Spark is fun if you like writing in Scala. (I am of course ignoring Java completely, just like everyone else should.) In case you are like me - trapped in the belly of Python, with no intention to ever leave these cozy intestines, you'll be working with the Python port of spark, dubbed PySpark. I call this a 'port' rather than a version or a driver since some parts available in the Scala/Java versions of Spark are not available in Python (for instance, their graph toolkit, GraphX). However, it's still useful for many.

When you downloaded a pre-built binary version of Spark (from here), the versions > 1.3 support integration with ipython. This is based on having ipython in your PATH and adding some environment variables. Here's how to achieve it:

0) Make sure python is installed: from the Windows cmd or Linux shell, type in:
$ python
(you should get a Python shell, exit() the shell.)
$ pip
(you should see that pip is installed.)

Windows users: to make the best out of pyspark you should probably have numpy installed (since it is used by MLlib). It's is a pain to install this on vanilla Python, so my advice is to download Anaconda Python, a distribution of python - which means Python + tons of packages already installed (numpy, scipy, pandas, networkx and much more). This is also good for installing 64-bit Python (rather than the usual 32-bit version). Get Anaconda from here:
http://continuum.io/downloads


1) Install ipython, pyradline:

$ pip install ipython
$ pip install pyreadline


2) Make sure that the ipython executable is in your path (if you can run pip with no problems, that should be ok as well).

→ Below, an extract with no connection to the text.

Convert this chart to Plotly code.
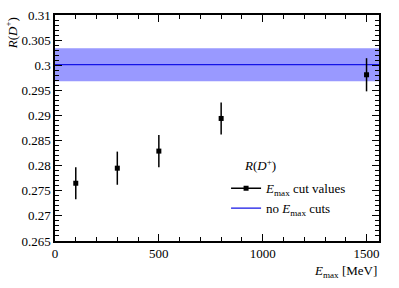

3) Set the proper environment variables:
On Windows:


$ set PYSPARK_DRIVER_PYTHON="ipython"
(or set it permanently in the control panel)

On Mac/Linux:
$ declare -x PYSPARK_DRIVER_PYTHON="ipython"
(or add it to your ~/.bash_profile or ~/.bashrc file)

On Windows + Spark < 1.4.0:


$ set IPYTHON=1


4) Run pyspark, and you'll get it in IPython with auto completion working! Now you'll never mistake spelling sc.paralelize sc.parrallelize sc.parallelize again!


Bonus rounds:

5) If you want to use pyspark and IPython Notebook, you can install IPython Notebook, and then make pyspark use it:
On Windows:
$ set PYSPARK_DRIVER_PYTHON_OPTS=notebook
(or set it permanently in the control panel)

On Mac/Linux:
$ declare -x PYSPARK_DRIVER_PYTHON_OPTS="notebook"
(or add it to your ~/.bash_profile or ~/.bashrc file)

On Windows + Spark < 1.4.0:


$ set IPYTHON_OPTS=notebook

In the next IPython Notebook, the sc object will be available right from the start (no need to define it) as well as the pyspark module.


6) Last but not least, like any good Java program Spark makes a big drama out of its execution by printing out lots and lots of lengthy log messages. You can turn them off by following this StackOverflow answer:
http://stackoverflow.com/questions/25193488/how-to-turn-off-info-logging-in-pyspark


Enjoy Sparking!